Jira vs. GitHub
Jira is a ticketing system alternatives that allows a software team to plan, assign, track, report, and manage work using the guidelines of agile software development. Jira also allows the team to provide customer support to clients using tickets for tracking the progress of feature requests/bug reports and communicating directly with the clients. Jira includes a customizable workflow for tickets that allows developers to specify how a ticket moves through the different available statuses. Jira also allows the developers to specify the different priority levels of a ticket as well as its type (i.e., bug, feature, or support request).
GitHub Issues can act as a rudimentary ticketing system for internal use amongst developers. GitHub Issues have labels, assignees, reviewers, milestones, and comments which enable communication between the different developers working on a project. GitHub provides default labels (e.g., bug, documentation, enhancement, help wanted, etc.) in every new repository. These default labels can be used to help create a standard workflow in a repository. Developers can create additional labels if they require more categories for their issues. Milestones can be created to track the progress of a group of issues. For instance, the “beta release” milestone may include several issues pertaining to stability and the basic features that need to be implemented before releasing a public beta version of your application.

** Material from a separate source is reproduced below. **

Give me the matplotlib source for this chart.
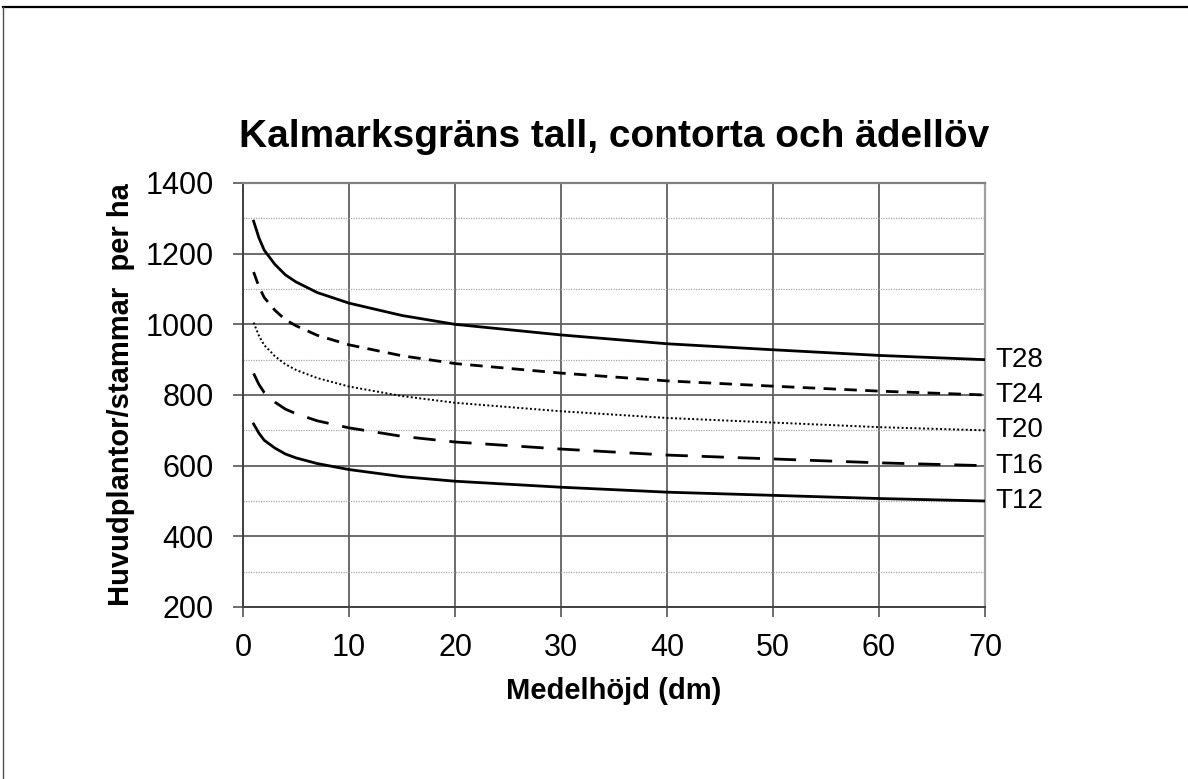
import matplotlib.pyplot as plt
from matplotlib.lines import Line2D
from matplotlib.ticker import MultipleLocator

# values
hojd = [1, 1.5, 2, 2.5, 3, 4, 5, 7, 10, 15, 20, 30, 40, 50, 60, 70]
t28 = [1292, 1245, 1210, 1190, 1170, 1140, 1120, 1090, 1060, 1025, 1000, 970, 945, 928, 912, 900]
t24 = [1148, 1107, 1076, 1058, 1040, 1013, 996, 969, 942, 911, 889, 862, 840, 825, 811, 800]
t20 = [1005, 968, 941, 926, 910, 887, 871, 848, 824, 797, 778, 754, 735, 722, 709, 700]
t16 = [861, 830, 807, 793, 780, 760, 747, 727, 707, 683, 667, 647, 630, 619, 608, 600]
t12 = [718, 692, 672, 661, 650, 633, 622, 606, 589, 569, 556, 539, 525, 516, 507, 500]
namn = ['T28', 'T24', 'T20', 'T16', 'T12']

plt.rcParams['font.family'] = ['Liberation Sans', 'DejaVu Sans']

fig = plt.figure(figsize=(11.88, 7.79), dpi=100)
ax = fig.add_axes([243/1188, 1-607/779, (985-243)/1188, (607-183)/779])

stil = ['-', (0, (4.5, 3)), (0, (1, 1.2)), (0, (8, 5)), '-']
serier = [t28, t24, t20, t16, t12]
for y, ls, n in zip(serier, stil, namn):
    lw = 1.4 if n == 'T20' else 2.0
    ax.plot(hojd, y, color='black', lw=lw, linestyle=ls, zorder=3)
    ax.text(71.0, y[-1], n, fontsize=20, va='center', ha='left', clip_on=False)

ax.set_xlim(0, 70)
ax.set_ylim(200, 1400)
ax.xaxis.set_major_locator(MultipleLocator(10))
ax.yaxis.set_major_locator(MultipleLocator(200))
ax.yaxis.set_minor_locator(MultipleLocator(100))
ax.tick_params(axis='y', which='minor', length=0)
ax.tick_params(which='major', direction='out', length=7, width=1.2, color='#555555',
               labelsize=22)
ax.tick_params(axis='x', pad=12)
ax.tick_params(axis='y', pad=14)

ax.grid(True, which='major', axis='both', color='#606060', lw=1.3, zorder=1)
ax.grid(True, which='minor', axis='y', color='#a8a8a8', lw=0.9, linestyle=(0, (1, 1)), zorder=1)

for s in ['left', 'bottom']:
    ax.spines[s].set_color('#404040')
    ax.spines[s].set_linewidth(1.4)
ax.spines['top'].set_color('#808080')
ax.spines['top'].set_linewidth(1.6)
ax.spines['right'].set_color('#a0a0a0')
ax.spines['right'].set_linewidth(1.6)

ax.set_title('Kalmarksgräns tall, contorta och ädellöv', fontsize=28, fontweight='bold', pad=26)
ax.set_xlabel('Medelhöjd (dm)', fontsize=21, fontweight='bold')
ax.xaxis.set_label_coords(0.5, -0.165)
ax.set_ylabel('Huvudplantor/stammar  per ha', fontsize=21, fontweight='bold')
ax.yaxis.set_label_coords(-0.145, 0.5)

# ram runt bilden (bara överkant och vänsterkant syns)
x0, y0 = 3/1188, 1-7/779
fig.add_artist(Line2D([x0, 1], [y0, y0], color='black', lw=1.6, transform=fig.transFigure))
fig.add_artist(Line2D([x0, x0], [0, y0], color='#505050', lw=1.0, transform=fig.transFigure))

fig.savefig('out.png', dpi=100, facecolor='white')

Jira, being a specialized ticketing system, offers a much wider feature set GitHub Issues. The main consideration to keep in mind when selecting which ticketing system to use is whether you plan on allowing external users to create tickets. GitHub Issues is mainly aimed at developers and excels as a tool for inter-developer communication. Less tech-savvy users may not have a GitHub or may not have access to your project’s repository, and as such may not be able to create issues regarding your project on GitHub. Hence, if you would like to give your users the option to create tickets, then Jira is undoubtedly the software solution that you should go with. On the other hand, if your team and project are relatively small, you will probably find GitHub issues sufficient for your ticketing needs. External users can directly communicate their concerns to the developers via others means of communication (e.g., email, MS Teams, Slack, etc.) who will in turn create internal GitHub issues detailing the customers’ reports.